Selain dampak bagi warga lokal, banjir juga menyulitkan wisatawan. Philipp Peltz, seorang produser musik asal Jerman, menceritakan pengalamannya yang sulit menuju bandara. Ia terpaksa menempuh perjalanan selama tiga setengah jam dengan skuter, menerjang genangan air setinggi pinggang. “Saya sudah mengunjungi Bali selama lebih dari satu dekade dan saya belum pernah melihat banjir seperti ini,” ujarnya dengan nada heran.
Kisah penyelamatan dramatis juga datang dari seorang warga Australia yang tinggal di Denpasar. ABC News, dalam artikel berjudul “Indonesia floods death toll rises as Australian woman thanks her dogs for saving her life”, memberitakan bagaimana anjing peliharaan Shelly Anissa Sulatumena menjadi pahlawan saat air bah tiba-tiba menerjang rumahnya. Anjing-anjing tersebut memberikan peringatan dini yang menyelamatkan nyawa Sulatumena. “Anjing-anjing saya membuat suara aneh, dan ketika saya cek, ternyata air sudah masuk begitu deras. Kalau saya tidak mendengar mereka, mungkin kami semua sudah tenggelam,” kata Sulatumena dengan suara bergetar. Sebagai seorang penyandang disabilitas, Sulatumena menceritakan bagaimana ia terpisah dari kursi rodanya dan terpaksa berlindung di kamar tidur, berusaha menahan masuknya air dengan selimut dan handuk. Untungnya, seorang tetangga datang menembus banjir dan memanjat pagar untuk membukakan pintu rumahnya, memungkinkannya untuk menyelamatkan diri. Meskipun selamat, ia mengakui bahwa banyak perabotan rumahnya yang rusak, terutama yang berbahan kayu.
ABC News juga menyoroti keluhan Sulatumena tentang tidak adanya peringatan dini resmi sebelum banjir besar terjadi. Jalanan di sekitar rumahnya pun masih rusak berat, dengan lubang-lubang besar yang menganga akibat erosi air. Selain kisah Sulatumena, media Australia tersebut juga melaporkan bahwa jumlah korban terus meningkat hingga mencapai 19 orang, dengan 14 korban jiwa di Bali dan 5 lainnya di Pulau Flores.
Banjir yang melanda Bali dan wilayah lain di Indonesia ini menambah daftar panjang bencana alam yang terjadi di berbagai belahan dunia. Tragedi ini mengingatkan kita akan pentingnya mitigasi bencana. Di Eropa, meskipun banjir semakin parah, jumlah korban jiwa cenderung menurun berkat sistem peringatan dini dan kesiapsiagaan yang lebih baik.
Ringkasan
Banjir bandang yang melanda Bali dalam sepekan terakhir menjadi sorotan media internasional. Curah hujan ekstrem menyebabkan sungai meluap, tanah longsor, dan pemukiman warga terendam, mengakibatkan korban jiwa dan kerusakan infrastruktur. Media asing seperti BBC dan The Guardian melaporkan bahwa banjir ini merupakan yang terparah dalam satu dekade terakhir, dengan Denpasar menjadi wilayah yang paling terdampak.

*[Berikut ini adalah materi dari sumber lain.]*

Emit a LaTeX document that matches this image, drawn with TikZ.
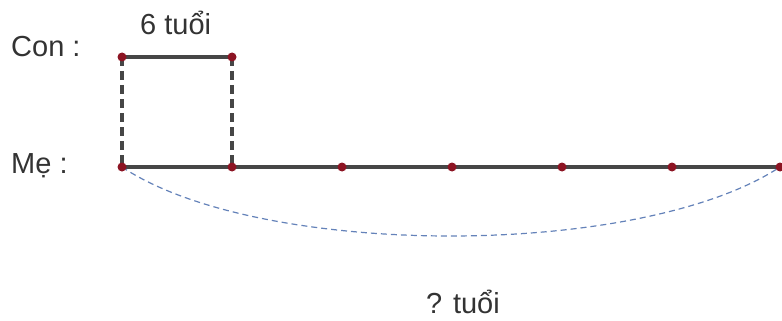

Selain menyoroti korban jiwa dan kerusakan, media asing juga memberitakan pengalaman wisatawan dan kisah penyelamatan dramatis. Buruknya sistem drainase dan permasalahan sampah di Bali disebut memperparah dampak banjir. Tragedi ini kembali mengingatkan pentingnya mitigasi bencana dan kesiapsiagaan, serta pengelolaan lingkungan yang lebih baik.